Nuestra Literatura común nos acompaña en las librerías, las bibliotecas, en nuestras mesillas de noche, en nuestras estanterías, en los lectores del metro y del autobús; nos apasiona o nos deja indiferentes, pero ocupa una gran parte de nuestro tiempo. Y pocas veces somos conscientes de las realidades espirituales que la sostienen.
Yo me choqué de frente con esta realidad al hacer un aburridísimo trabajo de clase para la asignatura de Literatura Norteamericana en la Universidad de Barcelona, a la que me apunté (ingenua de mí), con la sencilla intención de cubrir con contenidos sencillos algunos créditos que me faltan para terminar la carrera.
Como no quería complicarme la vida, escogí la que pensaba que era la opción más sencilla para mi trabajo de clase: Fahrenheit 451, de Ray Bradbury (1953) y de qué manera me equivoqué.

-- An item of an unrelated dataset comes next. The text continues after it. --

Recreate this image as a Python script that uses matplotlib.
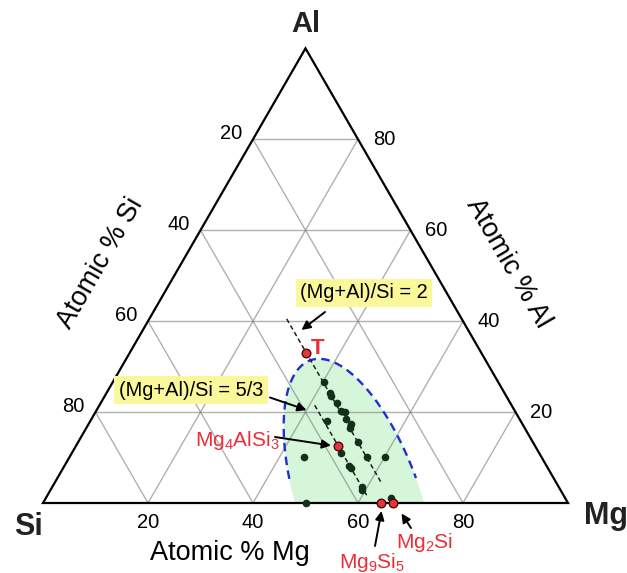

La ciencia-ficción nunca es algo sencillo y rápido de digerir. No está hecha para eso. La verdadera ciencia-ficción, la de obras como la Bradbury, o Un mundo feliz de Aldous Huxley, o 1984 de George Orwell, es la moderna literatura profética y está hecha para golpear conciencias. Los profetas de Israel (Isaías, Jeremías, Ezequiel), contaban la terrible realidad de lo que ocurriría si la sociedad no cambiaba de rumbo. Las novelas clásicas de ciencia-ficción cumplen la misma función. Dicen: “Señores, cambien de mentalidad, cambien de hábitos, o prepárense para este desastre”.